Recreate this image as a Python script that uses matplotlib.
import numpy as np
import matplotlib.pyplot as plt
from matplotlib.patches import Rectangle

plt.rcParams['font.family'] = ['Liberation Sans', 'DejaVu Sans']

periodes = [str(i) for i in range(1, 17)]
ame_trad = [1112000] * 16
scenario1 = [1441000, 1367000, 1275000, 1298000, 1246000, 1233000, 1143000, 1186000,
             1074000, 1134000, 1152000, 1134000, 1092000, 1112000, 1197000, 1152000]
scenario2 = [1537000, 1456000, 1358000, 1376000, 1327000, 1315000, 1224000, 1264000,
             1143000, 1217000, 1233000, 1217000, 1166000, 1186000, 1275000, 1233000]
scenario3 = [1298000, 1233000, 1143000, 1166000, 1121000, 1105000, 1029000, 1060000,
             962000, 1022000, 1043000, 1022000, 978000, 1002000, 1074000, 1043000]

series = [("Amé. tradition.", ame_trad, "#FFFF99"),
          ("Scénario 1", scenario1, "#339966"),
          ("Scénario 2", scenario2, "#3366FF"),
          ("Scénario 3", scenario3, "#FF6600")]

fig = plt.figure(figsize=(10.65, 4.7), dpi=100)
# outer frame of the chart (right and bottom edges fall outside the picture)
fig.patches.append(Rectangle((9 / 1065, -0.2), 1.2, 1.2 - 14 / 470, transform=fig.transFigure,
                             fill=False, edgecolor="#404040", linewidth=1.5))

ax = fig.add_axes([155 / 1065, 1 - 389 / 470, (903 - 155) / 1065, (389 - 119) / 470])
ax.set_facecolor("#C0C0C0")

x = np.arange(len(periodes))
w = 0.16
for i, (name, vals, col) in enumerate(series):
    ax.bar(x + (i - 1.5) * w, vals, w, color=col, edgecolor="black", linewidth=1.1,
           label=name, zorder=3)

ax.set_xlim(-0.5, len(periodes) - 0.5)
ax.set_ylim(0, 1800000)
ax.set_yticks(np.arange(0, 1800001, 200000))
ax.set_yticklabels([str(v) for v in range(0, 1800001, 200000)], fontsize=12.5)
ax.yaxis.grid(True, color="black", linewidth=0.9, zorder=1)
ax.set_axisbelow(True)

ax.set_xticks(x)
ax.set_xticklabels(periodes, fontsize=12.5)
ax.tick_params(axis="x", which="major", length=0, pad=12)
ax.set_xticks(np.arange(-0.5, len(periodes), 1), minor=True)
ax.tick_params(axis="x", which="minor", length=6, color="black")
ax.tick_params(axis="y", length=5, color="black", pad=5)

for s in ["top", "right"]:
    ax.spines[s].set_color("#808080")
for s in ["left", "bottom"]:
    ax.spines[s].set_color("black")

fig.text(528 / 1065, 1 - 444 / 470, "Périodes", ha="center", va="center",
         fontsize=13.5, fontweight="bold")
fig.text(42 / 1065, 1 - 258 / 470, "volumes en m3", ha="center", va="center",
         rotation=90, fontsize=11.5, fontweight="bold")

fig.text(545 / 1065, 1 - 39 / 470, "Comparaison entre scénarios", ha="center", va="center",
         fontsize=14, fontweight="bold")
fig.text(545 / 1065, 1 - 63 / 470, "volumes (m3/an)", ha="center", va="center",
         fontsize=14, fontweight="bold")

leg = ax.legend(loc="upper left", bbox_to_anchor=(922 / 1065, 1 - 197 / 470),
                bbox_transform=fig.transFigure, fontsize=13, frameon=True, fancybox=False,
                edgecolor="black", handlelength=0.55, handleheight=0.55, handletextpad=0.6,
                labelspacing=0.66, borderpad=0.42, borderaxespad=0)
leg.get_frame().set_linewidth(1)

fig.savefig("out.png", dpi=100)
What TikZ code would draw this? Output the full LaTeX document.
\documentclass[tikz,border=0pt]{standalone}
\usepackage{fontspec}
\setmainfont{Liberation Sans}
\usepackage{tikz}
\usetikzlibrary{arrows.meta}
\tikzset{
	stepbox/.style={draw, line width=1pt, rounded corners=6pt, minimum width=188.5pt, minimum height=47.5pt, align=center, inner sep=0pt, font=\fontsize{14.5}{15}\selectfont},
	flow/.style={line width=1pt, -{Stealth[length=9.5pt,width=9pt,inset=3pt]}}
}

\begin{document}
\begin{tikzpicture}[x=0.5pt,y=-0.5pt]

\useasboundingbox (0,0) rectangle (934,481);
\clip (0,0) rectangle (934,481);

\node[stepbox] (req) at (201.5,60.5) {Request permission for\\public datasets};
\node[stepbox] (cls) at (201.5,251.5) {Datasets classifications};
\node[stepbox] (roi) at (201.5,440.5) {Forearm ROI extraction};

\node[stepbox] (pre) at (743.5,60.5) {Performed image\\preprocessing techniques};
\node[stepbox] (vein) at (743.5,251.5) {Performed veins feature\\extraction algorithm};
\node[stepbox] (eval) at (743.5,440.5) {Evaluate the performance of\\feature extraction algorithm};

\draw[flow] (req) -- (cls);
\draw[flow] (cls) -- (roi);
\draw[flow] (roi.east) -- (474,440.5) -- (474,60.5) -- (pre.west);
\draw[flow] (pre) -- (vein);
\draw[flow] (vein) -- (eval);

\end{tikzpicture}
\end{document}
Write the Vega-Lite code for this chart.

**What is expected**
Reproduce the listing above word for word.

**Full output**
Recreate this image as a Python script that uses matplotlib.
import numpy as np
import matplotlib.pyplot as plt
from matplotlib.patches import Rectangle

plt.rcParams['font.family'] = ['Liberation Sans', 'DejaVu Sans']

periodes = [str(i) for i in range(1, 17)]
ame_trad = [1112000] * 16
scenario1 = [1441000, 1367000, 1275000, 1298000, 1246000, 1233000, 1143000, 1186000,
             1074000, 1134000, 1152000, 1134000, 1092000, 1112000, 1197000, 1152000]
scenario2 = [1537000, 1456000, 1358000, 1376000, 1327000, 1315000, 1224000, 1264000,
             1143000, 1217000, 1233000, 1217000, 1166000, 1186000, 1275000, 1233000]
scenario3 = [1298000, 1233000, 1143000, 1166000, 1121000, 1105000, 1029000, 1060000,
             962000, 1022000, 1043000, 1022000, 978000, 1002000, 1074000, 1043000]

series = [("Amé. tradition.", ame_trad, "#FFFF99"),
          ("Scénario 1", scenario1, "#339966"),
          ("Scénario 2", scenario2, "#3366FF"),
          ("Scénario 3", scenario3, "#FF6600")]

fig = plt.figure(figsize=(10.65, 4.7), dpi=100)
# outer frame of the chart (right and bottom edges fall outside the picture)
fig.patches.append(Rectangle((9 / 1065, -0.2), 1.2, 1.2 - 14 / 470, transform=fig.transFigure,
                             fill=False, edgecolor="#404040", linewidth=1.5))

ax = fig.add_axes([155 / 1065, 1 - 389 / 470, (903 - 155) / 1065, (389 - 119) / 470])
ax.set_facecolor("#C0C0C0")

x = np.arange(len(periodes))
w = 0.16
for i, (name, vals, col) in enumerate(series):
    ax.bar(x + (i - 1.5) * w, vals, w, color=col, edgecolor="black", linewidth=1.1,
           label=name, zorder=3)

ax.set_xlim(-0.5, len(periodes) - 0.5)
ax.set_ylim(0, 1800000)
ax.set_yticks(np.arange(0, 1800001, 200000))
ax.set_yticklabels([str(v) for v in range(0, 1800001, 200000)], fontsize=12.5)
ax.yaxis.grid(True, color="black", linewidth=0.9, zorder=1)
ax.set_axisbelow(True)

ax.set_xticks(x)
ax.set_xticklabels(periodes, fontsize=12.5)
ax.tick_params(axis="x", which="major", length=0, pad=12)
ax.set_xticks(np.arange(-0.5, len(periodes), 1), minor=True)
ax.tick_params(axis="x", which="minor", length=6, color="black")
ax.tick_params(axis="y", length=5, color="black", pad=5)

for s in ["top", "right"]:
    ax.spines[s].set_color("#808080")
for s in ["left", "bottom"]:
    ax.spines[s].set_color("black")

fig.text(528 / 1065, 1 - 444 / 470, "Périodes", ha="center", va="center",
         fontsize=13.5, fontweight="bold")
fig.text(42 / 1065, 1 - 258 / 470, "volumes en m3", ha="center", va="center",
         rotation=90, fontsize=11.5, fontweight="bold")

fig.text(545 / 1065, 1 - 39 / 470, "Comparaison entre scénarios", ha="center", va="center",
         fontsize=14, fontweight="bold")
fig.text(545 / 1065, 1 - 63 / 470, "volumes (m3/an)", ha="center", va="center",
         fontsize=14, fontweight="bold")

leg = ax.legend(loc="upper left", bbox_to_anchor=(922 / 1065, 1 - 197 / 470),
                bbox_transform=fig.transFigure, fontsize=13, frameon=True, fancybox=False,
                edgecolor="black", handlelength=0.55, handleheight=0.55, handletextpad=0.6,
                labelspacing=0.66, borderpad=0.42, borderaxespad=0)
leg.get_frame().set_linewidth(1)

fig.savefig("out.png", dpi=100)
What TikZ code would draw this? Output the full LaTeX document.
\documentclass[tikz,border=0pt]{standalone}
\usepackage{fontspec}
\setmainfont{Liberation Sans}
\usepackage{tikz}
\usetikzlibrary{arrows.meta}
\tikzset{
	stepbox/.style={draw, line width=1pt, rounded corners=6pt, minimum width=188.5pt, minimum height=47.5pt, align=center, inner sep=0pt, font=\fontsize{14.5}{15}\selectfont},
	flow/.style={line width=1pt, -{Stealth[length=9.5pt,width=9pt,inset=3pt]}}
}

\begin{document}
\begin{tikzpicture}[x=0.5pt,y=-0.5pt]

\useasboundingbox (0,0) rectangle (934,481);
\clip (0,0) rectangle (934,481);

\node[stepbox] (req) at (201.5,60.5) {Request permission for\\public datasets};
\node[stepbox] (cls) at (201.5,251.5) {Datasets classifications};
\node[stepbox] (roi) at (201.5,440.5) {Forearm ROI extraction};

\node[stepbox] (pre) at (743.5,60.5) {Performed image\\preprocessing techniques};
\node[stepbox] (vein) at (743.5,251.5) {Performed veins feature\\extraction algorithm};
\node[stepbox] (eval) at (743.5,440.5) {Evaluate the performance of\\feature extraction algorithm};

\draw[flow] (req) -- (cls);
\draw[flow] (cls) -- (roi);
\draw[flow] (roi.east) -- (474,440.5) -- (474,60.5) -- (pre.west);
\draw[flow] (pre) -- (vein);
\draw[flow] (vein) -- (eval);

\end{tikzpicture}
\end{document}
Write the Vega-Lite code for this chart.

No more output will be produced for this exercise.